Step 1 :We are given the population mean (\(\mu = 0.10\) inches) and the population standard deviation (\(\sigma = 0.05\) inches). We are asked to find the probability that the sample mean (\(\bar{x}\)) is less than or equal to 0.105 inches for a sample size (\(n\)) of 40.
Step 2 :The Central Limit Theorem tells us that for large sample sizes, the sampling distribution of the sample means approximates a normal distribution regardless of the shape of the population distribution. This allows us to use the standard normal distribution (Z-distribution) to find the probability.

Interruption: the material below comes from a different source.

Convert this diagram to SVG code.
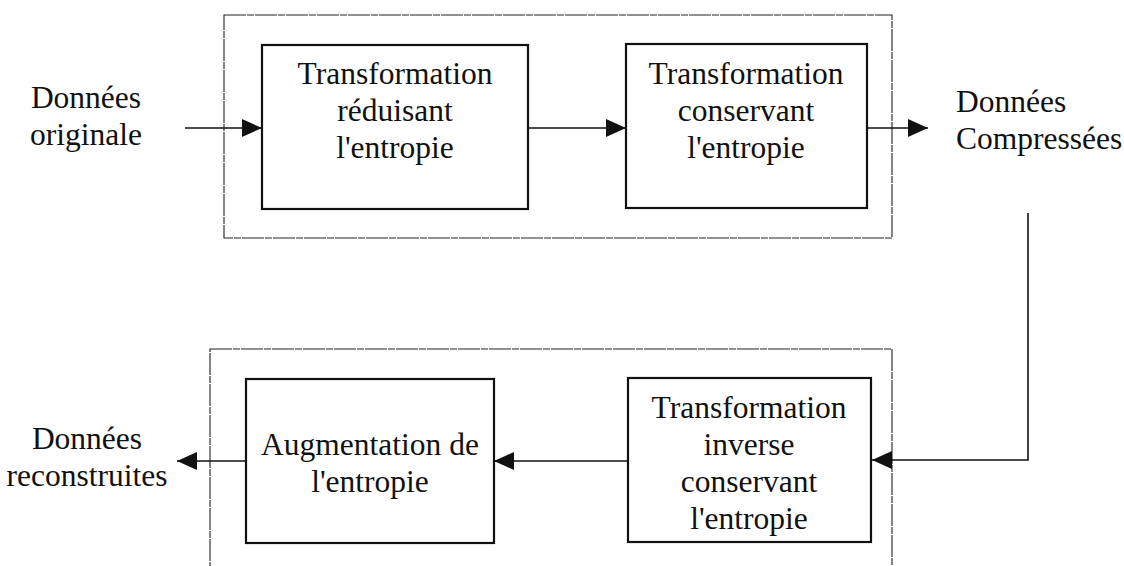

Step 3 :First, we need to calculate the standard error (SE), which is the standard deviation of the sampling distribution. The formula for standard error is \(SE = \frac{\sigma}{\sqrt{n}}\).
Step 4 :Then, we need to calculate the Z-score, which tells us how many standard deviations an element is from the mean. The formula for Z-score is \(Z = \frac{\bar{x} - \mu}{SE}\).
Step 5 :Finally, we can use the Z-score to find the probability (P) that the sample mean is less than or equal to 0.105 inches. We can use a Z-table to find this probability.
Step 6 :Using the given values, we find that \(SE = 0.0079\), \(Z = 0.6325\), and \(P = 0.736\).
Step 7 :Final Answer: The probability that the mean daily precipitation will be 0.105 inches or less for a random sample of 40 November days is approximately \(\boxed{0.736}\).